>>1851539many older mtbs and hybrids still have 68mm road shells, not 73mm.
this is a slightly complicated area though.
With hollowtech II, in theory, 'mtb' 73mm bbs should each be 2.5mm narrower than 'road' 68mm bbs. And then they both fit the same cranks on mtb/ road frames because that 5mm shell difference is accounted for by the bb.
Pic rel shows 2 that I measured, left and right are the same bb, left has a 2.5mm spacer on it. In reality though, not all 'mtb' bbs, even shimano, are 2.5mm narrower. And not all frame shells are an exact width. Complicated by the fact that many of them are or should be faced to remove material.
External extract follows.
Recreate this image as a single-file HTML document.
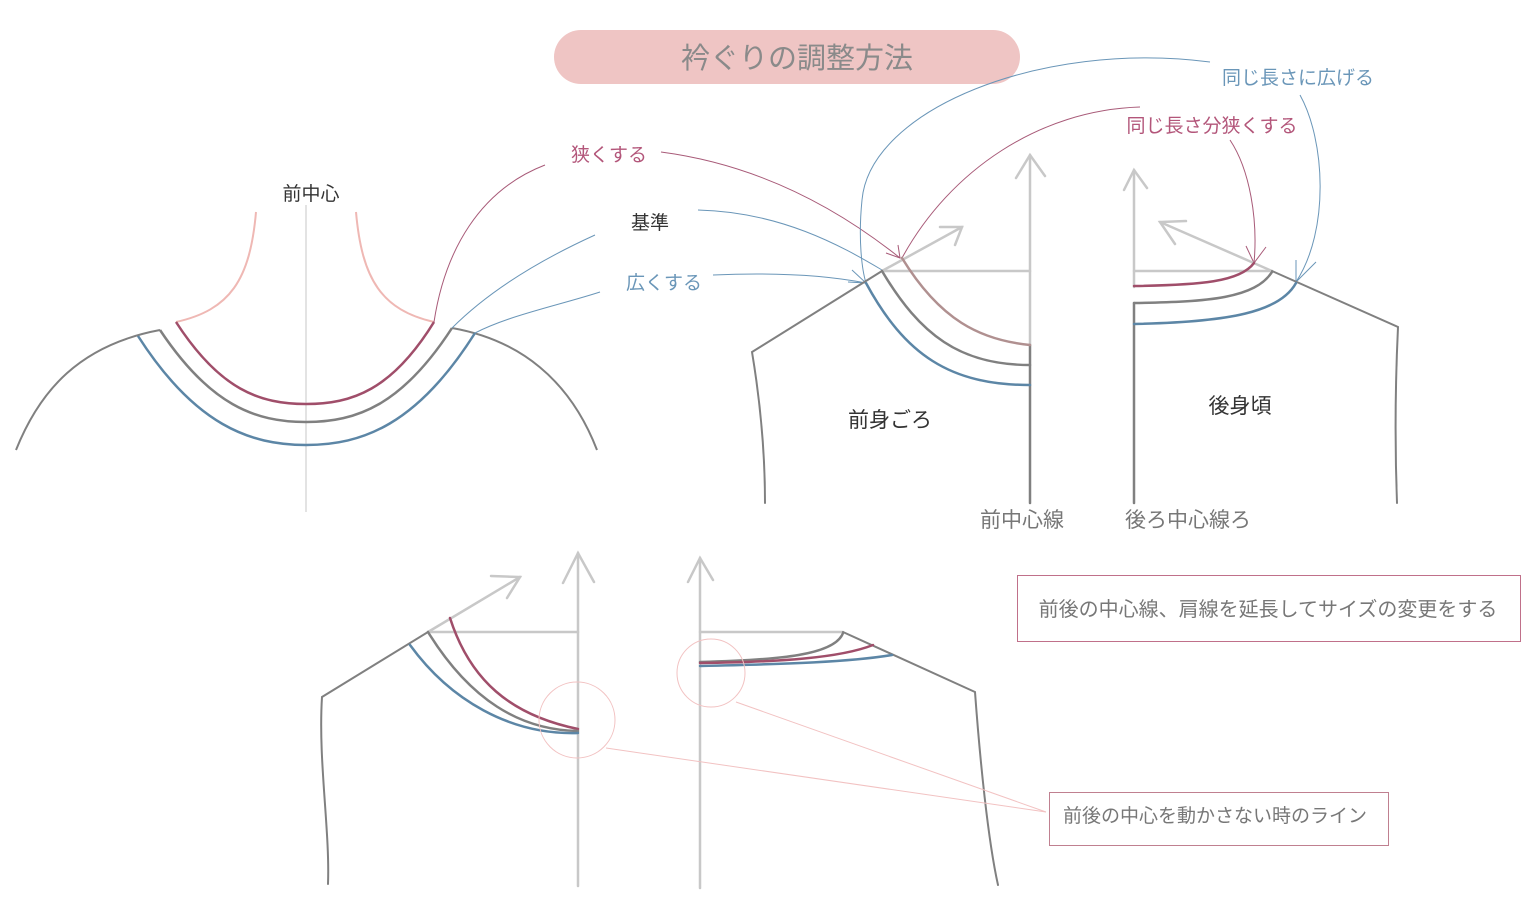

I have found in the past that mtb cranks on road frames with road bbs still needed spacing, and that road cranks on mtb frames didn't have enough engagement. It's slightly fucky.
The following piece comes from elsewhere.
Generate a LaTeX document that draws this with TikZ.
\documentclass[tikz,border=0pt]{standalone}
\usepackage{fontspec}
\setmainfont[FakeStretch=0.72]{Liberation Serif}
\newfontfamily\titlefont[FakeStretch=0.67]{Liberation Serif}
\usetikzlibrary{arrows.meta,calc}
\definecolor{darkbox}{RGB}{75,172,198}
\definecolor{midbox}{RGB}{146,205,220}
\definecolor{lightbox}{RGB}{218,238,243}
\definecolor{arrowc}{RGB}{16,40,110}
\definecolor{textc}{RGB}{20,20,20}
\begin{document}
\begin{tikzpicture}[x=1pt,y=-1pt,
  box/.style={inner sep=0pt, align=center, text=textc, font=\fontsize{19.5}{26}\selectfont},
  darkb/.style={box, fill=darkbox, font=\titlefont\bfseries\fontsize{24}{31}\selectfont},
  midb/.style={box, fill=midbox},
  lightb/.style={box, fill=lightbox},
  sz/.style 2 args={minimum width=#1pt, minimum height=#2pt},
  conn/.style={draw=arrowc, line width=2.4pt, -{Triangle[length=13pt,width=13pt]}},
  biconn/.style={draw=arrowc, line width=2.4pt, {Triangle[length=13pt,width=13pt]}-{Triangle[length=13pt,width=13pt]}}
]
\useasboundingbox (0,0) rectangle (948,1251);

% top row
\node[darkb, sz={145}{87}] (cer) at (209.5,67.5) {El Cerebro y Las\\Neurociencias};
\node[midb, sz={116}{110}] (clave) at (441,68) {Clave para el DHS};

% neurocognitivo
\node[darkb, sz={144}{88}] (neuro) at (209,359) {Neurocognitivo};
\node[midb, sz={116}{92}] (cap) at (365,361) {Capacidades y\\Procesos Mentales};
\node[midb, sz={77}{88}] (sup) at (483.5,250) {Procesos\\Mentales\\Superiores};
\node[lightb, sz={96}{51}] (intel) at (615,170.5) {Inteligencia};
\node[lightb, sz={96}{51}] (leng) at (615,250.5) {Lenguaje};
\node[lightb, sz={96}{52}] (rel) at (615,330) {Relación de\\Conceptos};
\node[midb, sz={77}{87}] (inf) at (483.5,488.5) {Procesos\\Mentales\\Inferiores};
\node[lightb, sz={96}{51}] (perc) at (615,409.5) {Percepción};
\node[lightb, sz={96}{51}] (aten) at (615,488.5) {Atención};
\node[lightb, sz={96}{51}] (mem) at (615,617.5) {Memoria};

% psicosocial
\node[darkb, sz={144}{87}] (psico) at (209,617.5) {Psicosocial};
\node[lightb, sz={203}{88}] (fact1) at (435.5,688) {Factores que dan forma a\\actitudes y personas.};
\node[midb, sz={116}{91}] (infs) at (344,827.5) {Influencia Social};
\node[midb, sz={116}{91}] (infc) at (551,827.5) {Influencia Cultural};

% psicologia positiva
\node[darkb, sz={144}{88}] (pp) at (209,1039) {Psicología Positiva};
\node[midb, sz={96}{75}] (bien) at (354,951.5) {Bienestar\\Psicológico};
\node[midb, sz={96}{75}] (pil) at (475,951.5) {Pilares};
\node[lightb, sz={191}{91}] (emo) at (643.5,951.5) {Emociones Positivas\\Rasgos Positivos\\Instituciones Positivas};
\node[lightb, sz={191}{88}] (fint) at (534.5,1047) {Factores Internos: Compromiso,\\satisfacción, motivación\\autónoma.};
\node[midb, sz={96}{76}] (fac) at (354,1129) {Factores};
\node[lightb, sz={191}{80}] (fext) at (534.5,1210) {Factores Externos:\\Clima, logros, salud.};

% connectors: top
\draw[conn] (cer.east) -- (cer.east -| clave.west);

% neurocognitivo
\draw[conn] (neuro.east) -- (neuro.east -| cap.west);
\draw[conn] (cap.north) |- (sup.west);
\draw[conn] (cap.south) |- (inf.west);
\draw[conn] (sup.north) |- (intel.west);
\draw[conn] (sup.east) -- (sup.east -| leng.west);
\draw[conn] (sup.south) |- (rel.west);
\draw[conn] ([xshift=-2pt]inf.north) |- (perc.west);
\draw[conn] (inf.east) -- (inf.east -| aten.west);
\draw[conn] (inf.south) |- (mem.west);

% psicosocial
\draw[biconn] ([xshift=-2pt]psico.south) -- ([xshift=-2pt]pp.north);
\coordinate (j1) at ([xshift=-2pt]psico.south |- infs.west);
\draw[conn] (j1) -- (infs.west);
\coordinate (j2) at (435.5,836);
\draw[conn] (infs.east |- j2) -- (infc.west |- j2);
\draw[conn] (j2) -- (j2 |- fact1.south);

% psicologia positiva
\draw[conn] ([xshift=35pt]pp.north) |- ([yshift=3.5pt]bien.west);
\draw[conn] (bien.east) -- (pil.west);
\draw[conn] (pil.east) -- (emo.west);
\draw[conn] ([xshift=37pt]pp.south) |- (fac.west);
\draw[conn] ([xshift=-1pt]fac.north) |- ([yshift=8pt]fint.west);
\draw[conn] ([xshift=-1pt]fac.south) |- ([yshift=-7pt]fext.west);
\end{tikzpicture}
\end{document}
The way the preload works on shimano cranks gives you some leeway here though. You can space things, and you can get a shop to face some material off the shell (that's actually a good idea anyway running newer cranks as they will make the surfaces flat and parallel and you'll get better bearing life).
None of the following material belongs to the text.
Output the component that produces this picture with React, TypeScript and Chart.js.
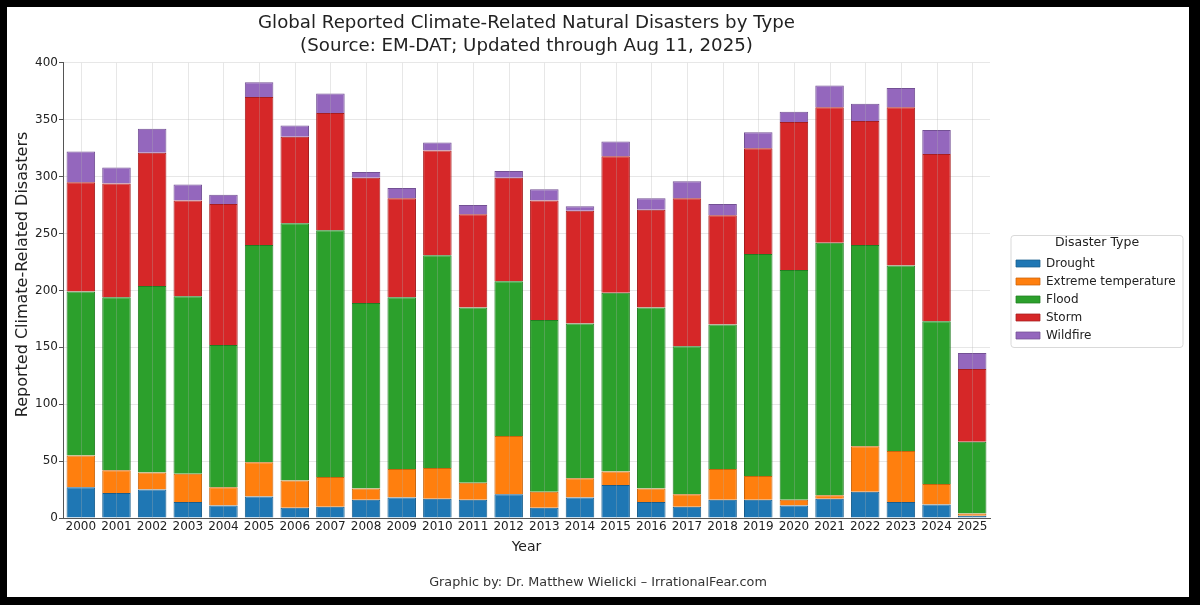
import React, { useEffect, useRef } from "react";
import { Chart, registerables } from "chart.js";

Chart.register(...registerables);

const years = [
  "2000", "2001", "2002", "2003", "2004", "2005", "2006", "2007", "2008", "2009",
  "2010", "2011", "2012", "2013", "2014", "2015", "2016", "2017", "2018", "2019",
  "2020", "2021", "2022", "2023", "2024", "2025",
];
const drought = [27, 22, 25, 14, 11, 19, 9, 10, 16, 18, 17, 16, 21, 9, 18, 29, 14, 10, 16, 16, 11, 17, 23, 14, 12, 2];
const extremeTemperature = [28, 20, 15, 25, 16, 30, 24, 26, 10, 25, 27, 15, 51, 14, 17, 12, 12, 11, 27, 21, 5, 3, 40, 45, 18, 2];
const flood = [144, 152, 164, 156, 125, 191, 226, 217, 163, 151, 187, 154, 136, 151, 136, 157, 159, 130, 127, 195, 202, 222, 177, 163, 143, 63];
const storm = [96, 100, 117, 84, 124, 130, 76, 103, 110, 87, 92, 82, 91, 105, 99, 120, 86, 130, 96, 93, 130, 119, 109, 139, 147, 64];
const wildfire = [27, 14, 21, 14, 8, 13, 10, 17, 5, 9, 7, 8, 6, 10, 4, 13, 10, 15, 10, 14, 9, 19, 15, 17, 21, 14];

const seriesLabels = ["Drought", "Extreme temperature", "Flood", "Storm", "Wildfire"];
const seriesColors = ["#1f77b4", "#ff7f0e", "#2ca02c", "#d62728", "#9467bd"];
const seriesEdges = ["#185d8c", "#c9640b", "#227d22", "#a71e1f", "#735094"];
const yTicks = [0, 50, 100, 150, 200, 250, 300, 350, 400];

const titleLines = [
  "Global Reported Climate-Related Natural Disasters by Type",
  "(Source: EM-DAT; Updated through Aug 11, 2025)",
];
const footerText = "Graphic by: Dr. Matthew Wielicki \u2013 IrrationalFear.com";

const FONT = "'DejaVu Sans', 'Noto Sans', sans-serif";

export default function App() {
  const ref = useRef<HTMLCanvasElement | null>(null);

  useEffect(() => {
    document.body.style.margin = "0";
    const canvas = ref.current;
    if (!canvas) return;
    const seriesData = [drought, extremeTemperature, flood, storm, wildfire];

    const overlayPlugin = {
      id: "overlay",
      afterLayout(chart: any) {
        const lg = chart.legend;
        if (lg) {
          const dx = 1003 - lg.left;
          lg.left += dx;
          lg.right += dx;
          lg.top -= 13;
          lg.bottom -= 13;
        }
        // centre the footer on the whole canvas
        for (const box of chart.boxes) {
          if (box && box.options && box.options.text === footerText) {
            const target = chart.width / 2;
            const cur = (box.left + box.right) / 2;
            const d = target - cur;
            box.left += d;
            box.right += d;
          }
        }
        const ys = chart.scales.y;
        if (ys && !ys.__patched) {
          const orig = ys.drawTitle;
          ys.drawTitle = function (...args: any[]) {
            const ctx = this.ctx;
            ctx.save();
            ctx.translate(0, -16);
            orig.apply(this, args);
            ctx.restore();
          };
          ys.__patched = true;
        }
      },
      beforeDraw(chart: any) {
        const lg = chart.legend;
        if (!lg || !lg.legendHitBoxes || !lg.legendHitBoxes.length) return;
        const hb = lg.legendHitBoxes;
        const first = hb[0].top + hb[0].height / 2;
        const last = hb[hb.length - 1].top + hb[hb.length - 1].height / 2;
        const ctx = chart.ctx;
        const x0 = lg.left + 1;
        const x1 = lg.right - 1;
        const y0 = first - 28;
        const y1 = last + 12;
        ctx.save();
        ctx.fillStyle = "#ffffff";
        ctx.strokeStyle = "#d9d9d9";
        ctx.lineWidth = 1;
        const r = 3;
        ctx.beginPath();
        ctx.moveTo(x0 + r, y0);
        ctx.lineTo(x1 - r, y0);
        ctx.quadraticCurveTo(x1, y0, x1, y0 + r);
        ctx.lineTo(x1, y1 - r);
        ctx.quadraticCurveTo(x1, y1, x1 - r, y1);
        ctx.lineTo(x0 + r, y1);
        ctx.quadraticCurveTo(x0, y1, x0, y1 - r);
        ctx.lineTo(x0, y0 + r);
        ctx.quadraticCurveTo(x0, y0, x0 + r, y0);
        ctx.closePath();
        ctx.fill();
        ctx.stroke();
        ctx.restore();
      },
      afterDatasetsDraw(chart: any) {
        const xs = chart.scales.x;
        const area = chart.chartArea;
        const ctx = chart.ctx;
        ctx.save();
        ctx.strokeStyle = "rgba(176,176,176,0.3)";
        ctx.lineWidth = 1;
        for (let i = 0; i < years.length; i++) {
          const x = Math.round(xs.getPixelForTick(i)) + 0.5;
          ctx.beginPath();
          ctx.moveTo(x, area.top);
          ctx.lineTo(x, area.bottom);
          ctx.stroke();
        }
        ctx.restore();
      },
    };

    const chart = new Chart(canvas, {
      type: "bar",
      data: {
        labels: years,
        datasets: seriesLabels.map((label, i) => ({
          label,
          data: seriesData[i],
          backgroundColor: seriesColors[i],
          borderColor: seriesEdges[i],
          borderWidth: { left: 1, right: 1, top: 1, bottom: 0 },
          borderSkipped: false as any,
          categoryPercentage: 0.8,
          barPercentage: 1.0,
        })),
      },
      options: {
        animation: false,
        responsive: false,
        devicePixelRatio: 1,
        layout: { padding: { left: 0, right: 25, top: 0, bottom: 0 } },
        font: { family: FONT },
        plugins: {
          title: {
            display: true,
            text: titleLines,
            fullSize: false,
            color: "#222",
            font: { family: FONT, size: 18.2, weight: "normal", lineHeight: 1.26 },
            padding: { top: 4.5, bottom: 5.5 },
          },
          subtitle: {
            display: true,
            position: "bottom",
            text: footerText,
            color: "#333",
            font: { family: FONT, size: 12.8, weight: "normal", lineHeight: 1.2 },
            padding: { top: 17.3, bottom: 6.3 },
          },
          legend: {
            display: true,
            position: "right",
            align: "center",
            maxWidth: 174,
            title: {
              display: true,
              text: "Disaster Type",
              color: "#222",
              font: { family: FONT, size: 12.5, lineHeight: 1.2 },
              padding: { top: 6, bottom: 0 },
            },
            labels: {
              boxWidth: 24,
              boxHeight: 7,
              padding: 6,
              color: "#222",
              font: { family: FONT, size: 12 },
            },
          },
          tooltip: { enabled: false },
        },
        scales: {
          x: {
            stacked: true,
            offset: true,
            grid: { display: true, drawOnChartArea: false, drawTicks: false },
            border: { display: true, color: "#555", width: 1 },
            ticks: {
              color: "#222",
              font: { family: FONT, size: 12 },
              padding: 1.5,
              maxRotation: 0,
              autoSkip: false,
            },
            title: {
              display: true,
              text: "Year",
              color: "#222",
              font: { family: FONT, size: 14, lineHeight: 1.2 },
              padding: { top: 0, bottom: 2.1 },
            },
            afterFit: (scale: any) => {
              scale.height = 40;
            },
          },
          y: {
            stacked: true,
            min: 0,
            max: 400,
            afterBuildTicks: (scale: any) => {
              scale.ticks = yTicks.map((v) => ({ value: v }));
            },
            grid: {
              color: "rgba(176,176,176,0.3)",
              tickColor: "#555",
              tickLength: 4,
              lineWidth: 1,
            },
            border: { display: true, color: "#555", width: 1 },
            ticks: {
              color: "#222",
              font: { family: FONT, size: 12 },
              padding: 1,
            },
            title: {
              display: true,
              text: "Reported Climate-Related Disasters",
              color: "#222",
              font: { family: FONT, size: 16, lineHeight: 1.2 },
              padding: { top: 6.5, bottom: 0 },
            },
            afterFit: (scale: any) => {
              scale.width = 56;
            },
          },
        },
      },
      plugins: [overlayPlugin],
    } as any);

    return () => chart.destroy();
  }, []);

  return (
    <div style={{ position: "relative", width: 1200, height: 605, background: "#000" }}>
      <div style={{ position: "absolute", left: 7, top: 7, width: 1182, height: 590, background: "#fff" }}>
        <canvas ref={ref} width={1182} height={590} style={{ display: "block", width: 1182, height: 590 }} />
      </div>
    </div>
  );
}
>what is the best solution here you can run a road crank, on a mtb bb, and maybe face the frame some. In most cases I run a square taper crank because it's cheaper and looks better and has a longer service interval. Especially if you're planning a chinkshit chainring, but still ona setup where you drop hundred bucks. Bit of a waste. If you want a large chainring, 130bcd hollowtech II 105/ultegra cranks from 10spd era look better and are very cheap used parts with thrashed rings.